Brief: Retype all material exactly. Pictures stay out of the copy.

Given records:
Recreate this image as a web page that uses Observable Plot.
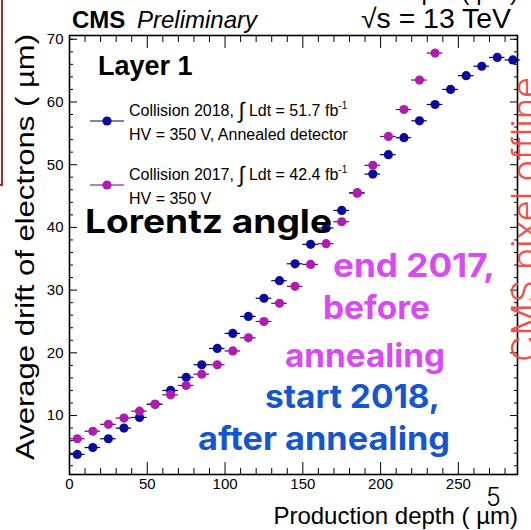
<!DOCTYPE html>
<html><head><meta charset="utf-8">
<script src="https://cdn.jsdelivr.net/npm/d3@7"></script>
<script src="https://cdn.jsdelivr.net/npm/@observablehq/plot@0.6"></script>
<style>
body{margin:0;background:#fff;}
#chart{position:relative;width:531px;height:530px;overflow:hidden;background:#fff;}
#chart svg{overflow:hidden;}
</style></head><body><div id="chart"></div>
<script>
// ---- data ----
const depth = [5,15,25,35,45,55,65,75,85,95,105,115,125,135,145,155,165,175,185,195,205,215,225,235,245,255,265,275,285];
const drift2018 = [3.8,4.9,6.3,8.0,9.7,11.8,14.0,16.1,18.1,20.7,23.1,25.8,28.7,31.5,34.2,37.3,39.9,42.7,45.5,48.5,51.6,54.3,57.0,59.6,62.0,64.2,65.7,67.1,66.7];
const drift2017 = [6.3,7.5,8.6,9.6,10.7,11.8,13.3,14.8,16.6,18.1,20.3,22.4,25.0,27.9,30.6,34.1,37.4,40.9,45.5,49.9,54.5,58.8,63.5,67.8];
const binHalfWidth = 5;
const xMajorTicks = [0,50,100,150,200,250];
const xMinorTicks = [10,20,30,40,60,70,80,90,110,120,130,140,160,170,180,190,210,220,230,240,260,270,280];
const yMajorTicks = [10,20,30,40,50,60,70];
const yMinorTicks = [2,4,6,8,12,14,16,18,22,24,26,28,32,34,36,38,42,44,46,48,52,54,56,58,62,64,66,68,70];
const seriesNames = ["Collision 2018", "Collision 2017"];

const rows2018 = depth.map((x, i) => ({x, y: drift2018[i]}));
const rows2017 = drift2017.map((y, i) => ({x: depth[i], y}));

const C18 = "#0a0a9c", C18e = "#000050";
const C17 = "#b01cb0", C17e = "#6a006a";

const plot = Plot.plot({
  width: 531, height: 530,
  marginLeft: 69, marginRight: 14, marginTop: 35, marginBottom: 56,
  x: {domain: [0, 288]},
  y: {domain: [0.6, 70.6]},
  style: {fontFamily: "'Liberation Sans', Arial, sans-serif", fontSize: "15px", color: "#000", background: "transparent"},
  marks: [
    Plot.axisX({ticks: xMinorTicks, anchor: "bottom", tickSize: -6, text: null, label: null}),
    Plot.axisX({ticks: xMajorTicks, anchor: "bottom", tickSize: -12, text: null, label: null}),
    Plot.axisX({ticks: xMinorTicks, anchor: "top", tickSize: -6, text: null, label: null}),
    Plot.axisX({ticks: xMajorTicks, anchor: "top", tickSize: -12, text: null, label: null}),
    Plot.axisX({ticks: xMajorTicks, anchor: "bottom", tickSize: 0, tickPadding: 4, label: null, fontSize: 15}),
    Plot.axisY({ticks: yMinorTicks, anchor: "left", tickSize: -4, text: null, label: null}),
    Plot.axisY({ticks: yMajorTicks, anchor: "left", tickSize: -8, text: null, label: null}),
    Plot.axisY({ticks: yMinorTicks, anchor: "right", tickSize: -4, text: null, label: null}),
    Plot.axisY({ticks: yMajorTicks, anchor: "right", tickSize: -8, text: null, label: null}),
    Plot.axisY({ticks: yMajorTicks, anchor: "left", tickSize: 0, tickPadding: 6, label: null, fontSize: 15}),
    Plot.ruleY(rows2018, {y: "y", x1: d => d.x - binHalfWidth, x2: d => d.x + binHalfWidth, stroke: C18e, strokeWidth: 1.2}),
    Plot.dot(rows2018, {x: "x", y: "y", r: 4.6, fill: C18}),
    Plot.ruleY(rows2017, {y: "y", x1: d => d.x - binHalfWidth, x2: d => d.x + binHalfWidth, stroke: C17e, strokeWidth: 1.2}),
    Plot.dot(rows2017, {x: "x", y: "y", r: 4.6, fill: C17}),
    Plot.frame({stroke: "#000", strokeWidth: 1.6})
  ]
});
document.getElementById("chart").appendChild(plot);

const svg = d3.select(plot);
function txt(s, x, y, o = {}) {
  const t = svg.append("text").attr("x", x).attr("y", y).text(s)
    .attr("font-family", o.family || "'Liberation Sans', Arial, sans-serif")
    .attr("font-size", o.size || 16)
    .attr("font-weight", o.weight || 400)
    .attr("font-style", o.style || "normal")
    .attr("fill", o.fill || "#000")
    .attr("text-anchor", o.anchor || "start");
  if (o.len) t.attr("textLength", o.len).attr("lengthAdjust", "spacingAndGlyphs");
  if (o.transform) t.attr("transform", o.transform);
  return t;
}

// top cut-off text from the slide above
txt("Production depth ( \u00b5m)", 518, 0, {size: 24, anchor: "end"});
// header
txt("CMS", 72, 28, {size: 24, weight: 700});
txt("Preliminary", 137, 28, {size: 24, style: "italic"});
txt("\u221As = 13 TeV", 511, 28, {size: 27, anchor: "end", len: 150});
// axis titles
txt("Production depth ( \u00b5m)", 518, 524, {size: 24, anchor: "end"});
txt("Average drift of electrons ( \u00b5m)", 0, 0, {size: 26, anchor: "end", len: 426, transform: "translate(34,34) rotate(-90)"});

// legend
txt("Layer 1", 98, 75, {size: 27, weight: 700});
const legend = [
  {name: seriesNames[0], lumi: "51.7", line2: "HV = 350 V, Annealed detector", fill: C18, err: C18e, y: 121},
  {name: seriesNames[1], lumi: "42.4", line2: "HV = 350 V", fill: C17, err: C17e, y: 185}
];
legend.forEach(e => {
  svg.append("line").attr("x1", 90).attr("x2", 124).attr("y1", e.y).attr("y2", e.y).attr("stroke", e.err).attr("stroke-width", 1.2);
  svg.append("circle").attr("cx", 107).attr("cy", e.y).attr("r", 4.6).attr("fill", e.fill);
  const t = txt(e.name + ", ", 129, e.y - 5, {size: 16});
  t.append("tspan").attr("font-size", 22).attr("dy", 2).text("\u222b");
  t.append("tspan").attr("dy", -2).text(" Ldt = " + e.lumi + " fb");
  t.append("tspan").attr("font-size", 10).attr("dy", -7).text("-1");
  txt(e.line2, 129, e.y + 19, {size: 16});
});

// slide overlays
const ov = "Inter, 'Open Sans', sans-serif";
txt("Lorentz angle", 85, 233, {size: 32, weight: 700, family: ov, len: 247});
const MAG = "#d94af6", BLU = "#1556cf";
txt("end 2017,", 333, 277, {size: 32, weight: 700, family: ov, fill: MAG, len: 162});
txt("before", 323, 319, {size: 32, weight: 700, family: ov, fill: MAG, len: 107});
txt("annealing", 285, 367, {size: 32, weight: 700, family: ov, fill: MAG, len: 160});
txt("start 2018,", 265, 408, {size: 32, weight: 700, family: ov, fill: BLU, len: 175});
txt("after annealing", 198, 450, {size: 32, weight: 700, family: ov, fill: BLU, len: 252});
txt("CMS pixel offline", 0, 0, {size: 35, weight: 300, family: ov, fill: "#f0504a", len: 285, transform: "translate(537,362) rotate(-90)"});
txt("5", 486, 506, {size: 25, weight: 300, family: ov});
// red box edge on the left
svg.append("path").attr("d", "M2,0 V185 H0").attr("fill", "none").attr("stroke", "#b3261e").attr("stroke-width", 2);
</script>
</body></html>
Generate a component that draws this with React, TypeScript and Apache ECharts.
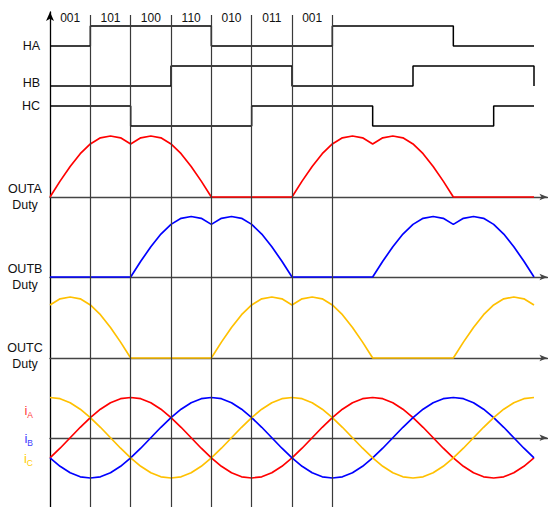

Output below:
Recreate this image as a web page that uses Observable Plot.
<!DOCTYPE html>
<html><head><meta charset="utf-8">
<script src="https://cdn.jsdelivr.net/npm/d3@7"></script>
<script src="https://cdn.jsdelivr.net/npm/@observablehq/plot@0.6"></script>
<style>
body{margin:0;background:#fff;}
#chart{position:relative;width:531px;height:530px;overflow:hidden;background:#fff;}
#chart svg{overflow:hidden;}
</style></head><body><div id="chart"></div>
<script>
// ---- data ----
const depth = [5,15,25,35,45,55,65,75,85,95,105,115,125,135,145,155,165,175,185,195,205,215,225,235,245,255,265,275,285];
const drift2018 = [3.8,4.9,6.3,8.0,9.7,11.8,14.0,16.1,18.1,20.7,23.1,25.8,28.7,31.5,34.2,37.3,39.9,42.7,45.5,48.5,51.6,54.3,57.0,59.6,62.0,64.2,65.7,67.1,66.7];
const drift2017 = [6.3,7.5,8.6,9.6,10.7,11.8,13.3,14.8,16.6,18.1,20.3,22.4,25.0,27.9,30.6,34.1,37.4,40.9,45.5,49.9,54.5,58.8,63.5,67.8];
const binHalfWidth = 5;
const xMajorTicks = [0,50,100,150,200,250];
const xMinorTicks = [10,20,30,40,60,70,80,90,110,120,130,140,160,170,180,190,210,220,230,240,260,270,280];
const yMajorTicks = [10,20,30,40,50,60,70];
const yMinorTicks = [2,4,6,8,12,14,16,18,22,24,26,28,32,34,36,38,42,44,46,48,52,54,56,58,62,64,66,68,70];
const seriesNames = ["Collision 2018", "Collision 2017"];

const rows2018 = depth.map((x, i) => ({x, y: drift2018[i]}));
const rows2017 = drift2017.map((y, i) => ({x: depth[i], y}));

const C18 = "#0a0a9c", C18e = "#000050";
const C17 = "#b01cb0", C17e = "#6a006a";

const plot = Plot.plot({
  width: 531, height: 530,
  marginLeft: 69, marginRight: 14, marginTop: 35, marginBottom: 56,
  x: {domain: [0, 288]},
  y: {domain: [0.6, 70.6]},
  style: {fontFamily: "'Liberation Sans', Arial, sans-serif", fontSize: "15px", color: "#000", background: "transparent"},
  marks: [
    Plot.axisX({ticks: xMinorTicks, anchor: "bottom", tickSize: -6, text: null, label: null}),
    Plot.axisX({ticks: xMajorTicks, anchor: "bottom", tickSize: -12, text: null, label: null}),
    Plot.axisX({ticks: xMinorTicks, anchor: "top", tickSize: -6, text: null, label: null}),
    Plot.axisX({ticks: xMajorTicks, anchor: "top", tickSize: -12, text: null, label: null}),
    Plot.axisX({ticks: xMajorTicks, anchor: "bottom", tickSize: 0, tickPadding: 4, label: null, fontSize: 15}),
    Plot.axisY({ticks: yMinorTicks, anchor: "left", tickSize: -4, text: null, label: null}),
    Plot.axisY({ticks: yMajorTicks, anchor: "left", tickSize: -8, text: null, label: null}),
    Plot.axisY({ticks: yMinorTicks, anchor: "right", tickSize: -4, text: null, label: null}),
    Plot.axisY({ticks: yMajorTicks, anchor: "right", tickSize: -8, text: null, label: null}),
    Plot.axisY({ticks: yMajorTicks, anchor: "left", tickSize: 0, tickPadding: 6, label: null, fontSize: 15}),
    Plot.ruleY(rows2018, {y: "y", x1: d => d.x - binHalfWidth, x2: d => d.x + binHalfWidth, stroke: C18e, strokeWidth: 1.2}),
    Plot.dot(rows2018, {x: "x", y: "y", r: 4.6, fill: C18}),
    Plot.ruleY(rows2017, {y: "y", x1: d => d.x - binHalfWidth, x2: d => d.x + binHalfWidth, stroke: C17e, strokeWidth: 1.2}),
    Plot.dot(rows2017, {x: "x", y: "y", r: 4.6, fill: C17}),
    Plot.frame({stroke: "#000", strokeWidth: 1.6})
  ]
});
document.getElementById("chart").appendChild(plot);

const svg = d3.select(plot);
function txt(s, x, y, o = {}) {
  const t = svg.append("text").attr("x", x).attr("y", y).text(s)
    .attr("font-family", o.family || "'Liberation Sans', Arial, sans-serif")
    .attr("font-size", o.size || 16)
    .attr("font-weight", o.weight || 400)
    .attr("font-style", o.style || "normal")
    .attr("fill", o.fill || "#000")
    .attr("text-anchor", o.anchor || "start");
  if (o.len) t.attr("textLength", o.len).attr("lengthAdjust", "spacingAndGlyphs");
  if (o.transform) t.attr("transform", o.transform);
  return t;
}

// top cut-off text from the slide above
txt("Production depth ( \u00b5m)", 518, 0, {size: 24, anchor: "end"});
// header
txt("CMS", 72, 28, {size: 24, weight: 700});
txt("Preliminary", 137, 28, {size: 24, style: "italic"});
txt("\u221As = 13 TeV", 511, 28, {size: 27, anchor: "end", len: 150});
// axis titles
txt("Production depth ( \u00b5m)", 518, 524, {size: 24, anchor: "end"});
txt("Average drift of electrons ( \u00b5m)", 0, 0, {size: 26, anchor: "end", len: 426, transform: "translate(34,34) rotate(-90)"});

// legend
txt("Layer 1", 98, 75, {size: 27, weight: 700});
const legend = [
  {name: seriesNames[0], lumi: "51.7", line2: "HV = 350 V, Annealed detector", fill: C18, err: C18e, y: 121},
  {name: seriesNames[1], lumi: "42.4", line2: "HV = 350 V", fill: C17, err: C17e, y: 185}
];
legend.forEach(e => {
  svg.append("line").attr("x1", 90).attr("x2", 124).attr("y1", e.y).attr("y2", e.y).attr("stroke", e.err).attr("stroke-width", 1.2);
  svg.append("circle").attr("cx", 107).attr("cy", e.y).attr("r", 4.6).attr("fill", e.fill);
  const t = txt(e.name + ", ", 129, e.y - 5, {size: 16});
  t.append("tspan").attr("font-size", 22).attr("dy", 2).text("\u222b");
  t.append("tspan").attr("dy", -2).text(" Ldt = " + e.lumi + " fb");
  t.append("tspan").attr("font-size", 10).attr("dy", -7).text("-1");
  txt(e.line2, 129, e.y + 19, {size: 16});
});

// slide overlays
const ov = "Inter, 'Open Sans', sans-serif";
txt("Lorentz angle", 85, 233, {size: 32, weight: 700, family: ov, len: 247});
const MAG = "#d94af6", BLU = "#1556cf";
txt("end 2017,", 333, 277, {size: 32, weight: 700, family: ov, fill: MAG, len: 162});
txt("before", 323, 319, {size: 32, weight: 700, family: ov, fill: MAG, len: 107});
txt("annealing", 285, 367, {size: 32, weight: 700, family: ov, fill: MAG, len: 160});
txt("start 2018,", 265, 408, {size: 32, weight: 700, family: ov, fill: BLU, len: 175});
txt("after annealing", 198, 450, {size: 32, weight: 700, family: ov, fill: BLU, len: 252});
txt("CMS pixel offline", 0, 0, {size: 35, weight: 300, family: ov, fill: "#f0504a", len: 285, transform: "translate(537,362) rotate(-90)"});
txt("5", 486, 506, {size: 25, weight: 300, family: ov});
// red box edge on the left
svg.append("path").attr("d", "M2,0 V185 H0").attr("fill", "none").attr("stroke", "#b3261e").attr("stroke-width", 2);
</script>
</body></html>
Generate a component that draws this with React, TypeScript and Apache ECharts.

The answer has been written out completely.